### What you need to do
Pick out each line of the records in which the word "this" appears.

### Given data
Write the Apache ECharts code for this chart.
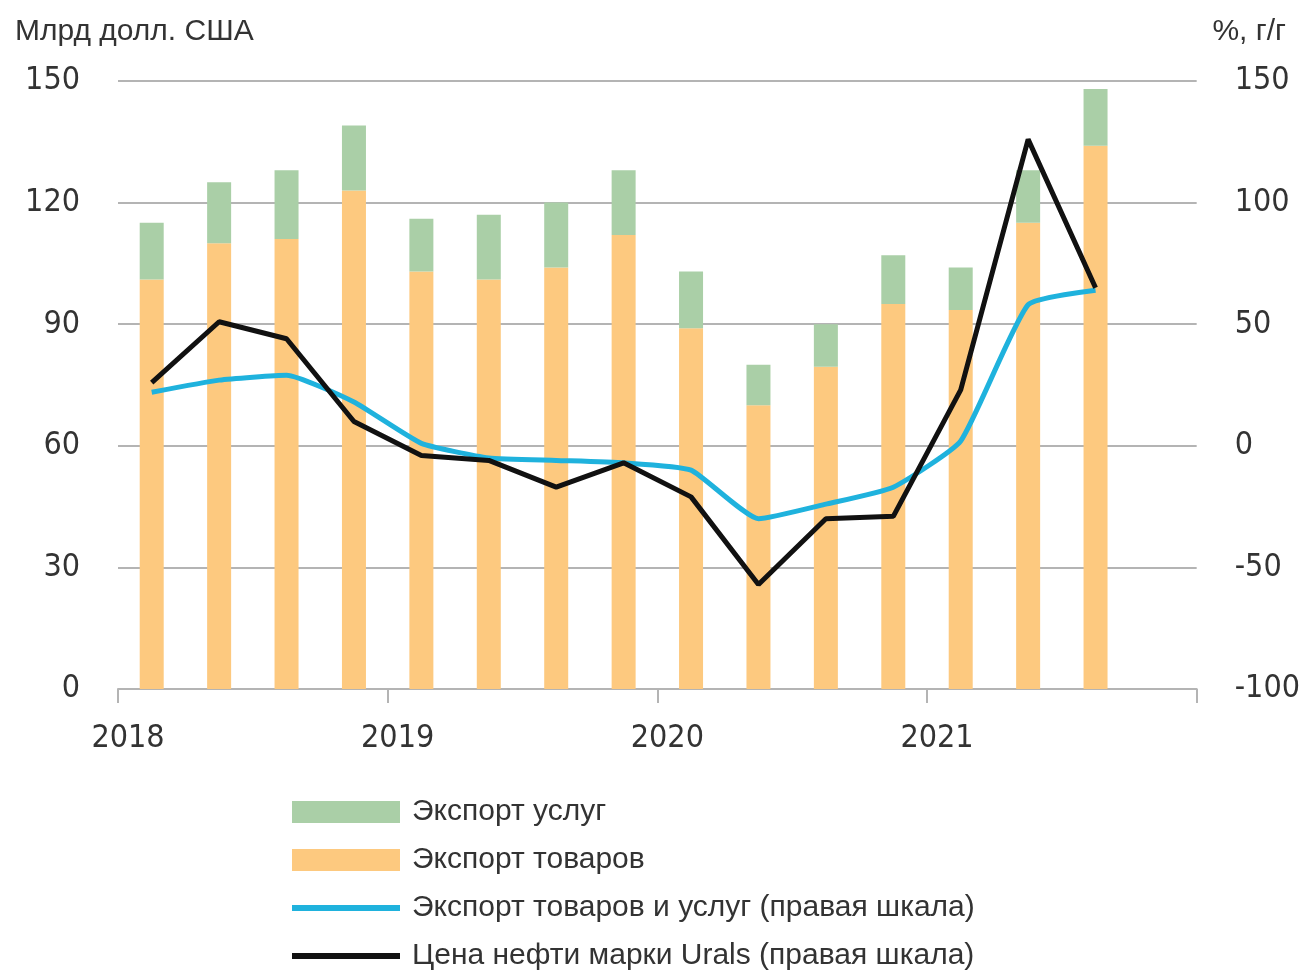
<!DOCTYPE html>
<html>
<head>
<meta charset="utf-8">
<title>Экспорт</title>
<script src="https://cdn.jsdelivr.net/npm/echarts@6/dist/echarts.min.js"></script>
<style>
  html, body { margin: 0; padding: 0; background: #ffffff; }
  #chart { width: 1303px; height: 980px; }
</style>
</head>
<body>
<div id="chart"></div>
<script>
// кварталы 2018Q1 - 2021Q3, последний слот оси пустой
var quarters = ['2018Q1', '2018Q2', '2018Q3', '2018Q4', '2019Q1', '2019Q2', '2019Q3', '2019Q4',
  '2020Q1', '2020Q2', '2020Q3', '2020Q4', '2021Q1', '2021Q2', '2021Q3', '']
var yearLabels = ['2018', '2019', '2020', '2021']
// млрд долл. США
var goods = [101, 110, 111, 123, 103, 101, 104, 112, 89, 70, 79.5, 95, 93.5, 115, 134]
var services = [14, 15, 17, 16, 13, 16, 16, 16, 14, 10, 10.5, 12, 10.5, 13, 14]
// %, г/г (правая шкала)
var exportTotal = [22, 27, 29, 18, 1, -5, -6, -7, -10, -30, -24, -17, 2, 58, 64]
var urals = [26, 51, 44, 10, -4, -6, -17, -7, -21, -57, -30, -29, 23, 126, 65]

var fontMain = '"Liberation Sans", "DejaVu Sans", sans-serif'
var fontNum = '"DejaVu Sans Condensed", "Liberation Sans", sans-serif'
var textColor = '#333333'
var gridColor = '#b4b4b4'
// тонкая полоса по центру иконки легенды (углы задают размер)
var lineIcon = 'path://M0,0L0.05,0L0.05,0.05Z M0,8L108,8L108,14L0,14Z M107.95,21.95L108,21.95L108,22Z'

var myChart = echarts.init(document.getElementById('chart'))
var option = {
  animation: false,
  backgroundColor: '#ffffff',
  title: [
    {
      text: 'Млрд долл. США',
      left: 10,
      top: 12,
      textStyle: { color: textColor, fontSize: 30, fontWeight: 'normal', fontFamily: fontMain }
    },
    {
      text: '%, г/г',
      right: 12,
      top: 12,
      textStyle: { color: textColor, fontSize: 30, fontWeight: 'normal', fontFamily: fontMain }
    }
  ],
  grid: {
    left: 118,
    right: 103,
    top: 81,
    bottom: 291
  },
  legend: {
    orient: 'vertical',
    left: 292,
    top: 797,
    padding: 0,
    itemWidth: 108,
    itemHeight: 22,
    itemGap: 18,
    textStyle: { color: textColor, fontSize: 30, fontFamily: fontMain, padding: [0, 0, 0, 7] },
    data: [
      { name: 'Экспорт услуг', icon: 'rect' },
      { name: 'Экспорт товаров', icon: 'rect' },
      { name: 'Экспорт товаров и услуг (правая шкала)', icon: lineIcon },
      { name: 'Цена нефти марки Urals (правая шкала)', icon: lineIcon }
    ]
  },
  xAxis: [
    {
      type: 'category',
      data: quarters,
      show: false
    },
    {
      type: 'value',
      position: 'bottom',
      min: 0,
      max: 16,
      interval: 4,
      axisLine: { show: true, onZero: false, lineStyle: { color: gridColor, width: 2 } },
      axisTick: { show: true, length: 14, lineStyle: { color: gridColor, width: 2 } },
      splitLine: { show: false },
      axisLabel: {
        margin: 34,
        color: textColor,
        fontSize: 32,
        fontFamily: fontNum,
        padding: [0, 0, 0, 20],
        formatter: function(v) {
          var k = Math.round(v / 4)
          return yearLabels[k] || ''
        }
      }
    }
  ],
  yAxis: [
    {
      type: 'value',
      min: 0,
      max: 150,
      interval: 30,
      axisLine: { show: false },
      axisTick: { show: false },
      splitLine: { lineStyle: { color: gridColor, width: 2 } },
      axisLabel: { margin: 38, color: textColor, fontSize: 32, fontFamily: fontNum }
    },
    {
      type: 'value',
      min: -100,
      max: 150,
      interval: 50,
      axisLine: { show: false },
      axisTick: { show: false },
      splitLine: { show: false },
      axisLabel: { margin: 38, color: textColor, fontSize: 32, fontFamily: fontNum }
    }
  ],
  series: [
    {
      name: 'Экспорт товаров',
      type: 'bar',
      stack: 'exp',
      barWidth: 24,
      itemStyle: { color: '#fdc97f' },
      data: goods
    },
    {
      name: 'Экспорт услуг',
      type: 'bar',
      stack: 'exp',
      barWidth: 24,
      itemStyle: { color: '#aacfa7' },
      data: services
    },
    {
      name: 'Экспорт товаров и услуг (правая шкала)',
      type: 'line',
      yAxisIndex: 1,
      symbol: 'none',
      smooth: 0.15,
      lineStyle: { color: '#1fb2dd', width: 5 },
      itemStyle: { color: '#1fb2dd' },
      data: exportTotal
    },
    {
      name: 'Цена нефти марки Urals (правая шкала)',
      type: 'line',
      yAxisIndex: 1,
      symbol: 'none',
      lineStyle: { color: '#111111', width: 5 },
      itemStyle: { color: '#111111' },
      data: urals
    }
  ]
}
myChart.setOption(option)
</script>
</body>
</html>
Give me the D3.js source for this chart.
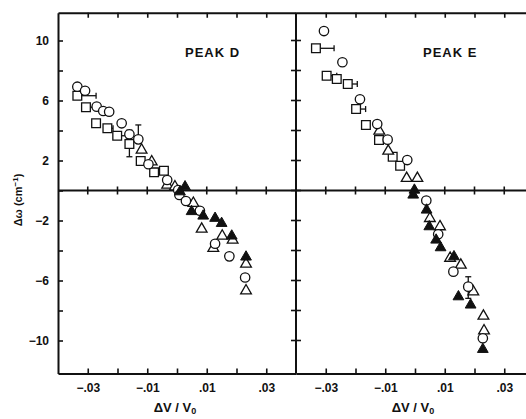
<!DOCTYPE html>
<html>
<head>
<meta charset="utf-8">
<script src="https://cdn.jsdelivr.net/npm/d3@7"></script>
<style>
  body { margin: 0; background: #fff; }
  svg { display: block; }
  text { font-family: "Liberation Sans", Arial, sans-serif; fill: #111; }
</style>
</head>
<body>
<svg id="chart" width="526" height="419"></svg>
<script>
// tick values / labels
const xTicks = [-0.03, -0.02, -0.01, 0, 0.01, 0.02, 0.03];
const xLabels = [-0.03, -0.01, 0.01, 0.03];
const yTicks = [-10, -8, -6, -4, -2, 0, 2, 4, 6, 8, 10];
const yLabels = [-10, -6, -2, 2, 6, 10];
const panelNames = ["PEAK D", "PEAK E"];

// PEAK D  [dV/V0, dw]
const dCircle = [[-0.0335,6.92],[-0.0309,6.65],[-0.0270,5.59],[-0.0248,5.30],[-0.0228,5.25],
  [-0.0186,4.48],[-0.0160,3.75],[-0.0130,3.41],[-0.0096,1.75],[-0.0033,0.70],[0.0004,0.03],
  [0.0008,-0.30],[0.0030,-0.70],[0.0077,-1.35],[0.0128,-3.55],[0.0176,-4.39],[0.0229,-5.80]];
const dSquare = [[-0.0335,6.32],[-0.0306,5.55],[-0.0272,4.48],[-0.0234,4.15],[-0.0201,3.65],
  [-0.0160,3.10],[-0.0122,1.97],[-0.0077,1.21],[-0.0044,1.32]];
const dTriOpen = [[-0.0119,2.70],[-0.0085,1.92],[-0.0033,0.37],[-0.0007,0.25],[0.0055,-0.85],
  [0.0083,-2.57],[0.0122,-3.85],[0.0152,-3.03],[0.0187,-3.30],[0.0232,-4.90],[0.0232,-6.68]];
const dTriFilled = [[0.0027,0.25],[0.0010,-0.08],[0.0049,-1.40],[0.0088,-1.70],[0.0128,-1.85],
  [0.0150,-2.19],[0.0184,-3.03],[0.0232,-4.43]];
// error bars [x1, y1, x2, y2]
const dErr = [[-0.0335,6.32,-0.0272,6.32],[-0.0306,5.55,-0.0261,5.55],[-0.0234,4.15,-0.0215,4.15],
  [-0.0201,3.65,-0.0170,3.65],[-0.0160,4.03,-0.0160,2.25],[-0.0130,3.41,-0.0130,4.37]];

// PEAK E
const eCircle = [[-0.0306,10.63],[-0.0244,8.55],[-0.0185,6.08],[-0.0127,4.43],[-0.0092,3.39],
  [-0.0026,2.03],[0.0038,-0.67],[0.0078,-2.92],[0.0129,-5.41],[0.0179,-6.41],[0.0228,-9.85]];
const eSquare = [[-0.0333,9.48],[-0.0297,7.65],[-0.0263,7.43],[-0.0226,7.10],[-0.0198,5.43],
  [-0.0165,4.37],[-0.0121,3.37],[-0.0075,2.25],[-0.0050,1.65]];
const eTriOpen = [[-0.0120,3.97],[-0.0090,2.63],[-0.0028,0.81],[0.0008,0.81],[0.0050,-1.86],
  [0.0084,-2.41],[0.0118,-4.51],[0.0154,-4.97],[0.0196,-6.75],[0.0230,-8.37],[0.0232,-9.35]];
const eTriFilled = [[-0.0002,0.03],[-0.0006,-0.30],[0.0039,-1.30],[0.0048,-2.41],[0.0071,-3.30],
  [0.0086,-3.81],[0.0131,-4.41],[0.0146,-7.08],[0.0187,-7.63],[0.0228,-10.59]];
const eErr = [[-0.0333,9.48,-0.0272,9.48],[-0.0297,7.65,-0.0263,7.65],[-0.0226,7.10,-0.0194,7.10],
  [-0.0198,5.43,-0.0166,5.43],[0.0179,-5.75,0.0179,-7.19]];

const svg = d3.select("#chart");
const yTop = 12.75, yBot = 373.5, left = 58, mid = 296;

const y = d3.scaleLinear().domain([-12.2, 11.85]).range([yBot, yTop]);
const xL = d3.scaleLinear().domain([-0.04, 0.04]).range([left, mid]);
const xR = d3.scaleLinear().domain([-0.04, 0.04]).range([mid, mid + 238]);

const fmtX = d => (d < 0 ? "\u2212" : "") + String(Math.abs(d)).replace(/^0/, "");
const fmtY = d => (d < 0 ? "\u2212" : "") + Math.abs(d);

const panels = [
  { name: panelNames[0], x: xL, circle: dCircle, square: dSquare, triO: dTriOpen, triF: dTriFilled, err: dErr, labelX: 185 },
  { name: panelNames[1], x: xR, circle: eCircle, square: eSquare, triO: eTriOpen, triF: eTriFilled, err: eErr, labelX: 423 }
];

function styleAxis(g) {
  g.select(".domain").attr("stroke", "#111").attr("stroke-width", 2);
  g.selectAll(".tick line").attr("stroke", "#111").attr("stroke-width", 1.6);
  g.selectAll(".tick text")
    .attr("font-family", "'Liberation Sans', Arial, sans-serif")
    .attr("font-size", 12).attr("font-weight", "bold").attr("fill", "#111");
}

// y axis on the left
svg.append("g").attr("transform", `translate(${left},0)`)
  .call(d3.axisLeft(y).tickValues(yTicks).tickSizeInner(-5).tickSizeOuter(0).tickPadding(9)
    .tickFormat(d => yLabels.includes(d) ? fmtY(d) : ""))
  .call(styleAxis);

panels.forEach(p => {
  svg.append("g").attr("transform", `translate(0,${yBot})`)
    .call(d3.axisBottom(p.x).tickValues(xTicks).tickSizeInner(-5).tickSizeOuter(0).tickPadding(10)
      .tickFormat(d => xLabels.some(v => Math.abs(v - d) < 1e-9) ? fmtX(d) : ""))
    .call(styleAxis);
  svg.append("g").attr("transform", `translate(0,${yTop})`)
    .call(d3.axisTop(p.x).tickValues(xTicks).tickSizeInner(-5).tickSizeOuter(0).tickFormat(""))
    .call(styleAxis);

  // zero line cross ticks
  svg.append("g").selectAll("line").data(xTicks).join("line")
    .attr("x1", d => p.x(d)).attr("x2", d => p.x(d))
    .attr("y1", y(0) - 4).attr("y2", y(0) + 4)
    .attr("stroke", "#111").attr("stroke-width", 1.6);

  svg.append("text").attr("x", p.labelX).attr("y", 57)
    .attr("font-size", 13).attr("font-weight", "bold").attr("letter-spacing", 1)
    .text(p.name);

  const t = svg.append("text")
    .attr("x", p.x(0) - 2).attr("y", 412).attr("text-anchor", "middle")
    .attr("font-size", 13).attr("font-weight", "bold");
  t.append("tspan").text("\u0394V / V");
  t.append("tspan").attr("font-size", 9).attr("dy", 2).text("0");
});

// zero line across both panels
svg.append("line").attr("x1", left).attr("x2", 526).attr("y1", y(0)).attr("y2", y(0))
  .attr("stroke", "#111").attr("stroke-width", 2);

// divider between panels with cross ticks
svg.append("line").attr("x1", mid).attr("x2", mid).attr("y1", yTop).attr("y2", yBot)
  .attr("stroke", "#111").attr("stroke-width", 2);
svg.append("g").selectAll("line").data(yTicks).join("line")
  .attr("x1", mid - 5).attr("x2", mid + 5)
  .attr("y1", d => y(d)).attr("y2", d => y(d))
  .attr("stroke", "#111").attr("stroke-width", 1.6);

// y title
const yt = svg.append("text")
  .attr("transform", "translate(22,200) rotate(-90)")
  .attr("text-anchor", "middle").attr("font-size", 11).attr("font-weight", "bold");
yt.append("tspan").text("\u0394\u03c9 (cm");
yt.append("tspan").attr("font-size", 8).attr("dy", -4).text("\u22121");
yt.append("tspan").attr("dy", 4).text(")");

const tri = d3.symbol(d3.symbolTriangle, 50);
const sq = d3.symbol(d3.symbolSquare, 76);

panels.forEach(p => {
  const g = svg.append("g");
  // error bars
  p.err.forEach(e => {
    const x1 = p.x(e[0]), y1 = y(e[1]), x2 = p.x(e[2]), y2 = y(e[3]);
    g.append("line").attr("x1", x1).attr("y1", y1).attr("x2", x2).attr("y2", y2)
      .attr("stroke", "#111").attr("stroke-width", 1.3);
    if (y1 === y2) {
      g.append("line").attr("x1", x2).attr("x2", x2).attr("y1", y2 - 3).attr("y2", y2 + 3)
        .attr("stroke", "#111").attr("stroke-width", 1.3);
    } else {
      [y1, y2].forEach(yy => g.append("line").attr("x1", x1 - 3).attr("x2", x1 + 3)
        .attr("y1", yy).attr("y2", yy).attr("stroke", "#111").attr("stroke-width", 1.3));
    }
  });
  g.selectAll(".sq").data(p.square).join("path").attr("class", "sq")
    .attr("d", sq).attr("transform", d => `translate(${p.x(d[0])},${y(d[1])})`)
    .attr("fill", "#fff").attr("stroke", "#111").attr("stroke-width", 1.3);
  g.selectAll(".to").data(p.triO).join("path").attr("class", "to")
    .attr("d", tri).attr("transform", d => `translate(${p.x(d[0])},${y(d[1])})`)
    .attr("fill", "#fff").attr("stroke", "#111").attr("stroke-width", 1.3);
  g.selectAll(".ci").data(p.circle).join("circle").attr("class", "ci")
    .attr("cx", d => p.x(d[0])).attr("cy", d => y(d[1])).attr("r", 4.7)
    .attr("fill", "#fff").attr("stroke", "#111").attr("stroke-width", 1.3);
  g.selectAll(".tf").data(p.triF).join("path").attr("class", "tf")
    .attr("d", tri).attr("transform", d => `translate(${p.x(d[0])},${y(d[1])})`)
    .attr("fill", "#111").attr("stroke", "#111").attr("stroke-width", 1);
});
</script>
</body>
</html>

### Exercise result
Write the Apache ECharts code for this chart.
Give me the D3.js source for this chart.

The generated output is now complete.